Anyhow, thanks for bringing this up. That pointing must be part of the beginning of the sequence perhaps.
Poodlebeguiled,
Thank you for such a detailed explanation of the predatory sequence! Fascinating. I would love to learn more. Poodlebeguiled and Dechi, I understand what you mean about being unsure or appeasement. Our toy does that, too, but the unsure or appeasement paw lift is a very different paw lift than the pointing paw lift. She only does the former when she is trying to prevent us from doing something she hates, like bath or getting picked up (she anticipates both). She only points in the "predatory" way when she's after a squeaky toy or sees a rabbit or squirrel or lizard, she freezes in place with muzzle and nose toward the direction of the toy and holds completely still for a long time, sometimes up to a minute, until she feels like pouncing on the toy. The only part that doesn't look like most pointing dogs' postures is her tail, it's neither straight up nor straight out.

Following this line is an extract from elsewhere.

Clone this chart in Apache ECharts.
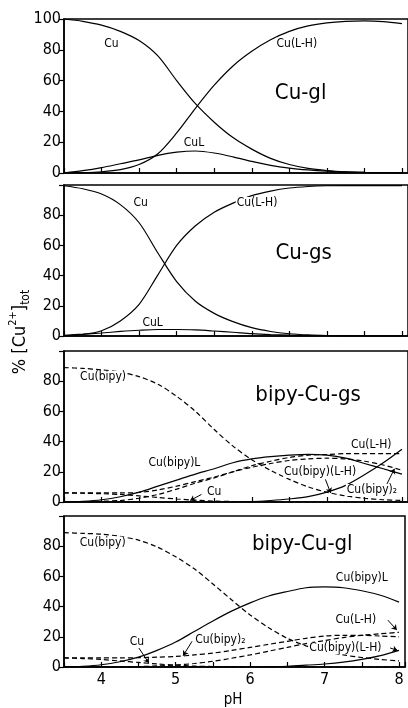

I should explain how this "pointing" evolved. She's 6 now, and she didn't always point as a puppy and younger adult. She did what I think would be the "eye-stalk" instead. When our furniture was arranged differently and my husband tossed her squeaky toy down the hall, she chased in a nonlinear direction, "hid" behind the couch, and "eye-stalked" her toy with her head forward perfectly still until she was ready to pounce. When she pounced, she would try to chew her toy, still does. It finally occurred to me that this was her version of chasing "prey." I wish I had some videos of this. I've had several breeds and never paid so much attention to canine body language until her. Thank you again for the replies and reading!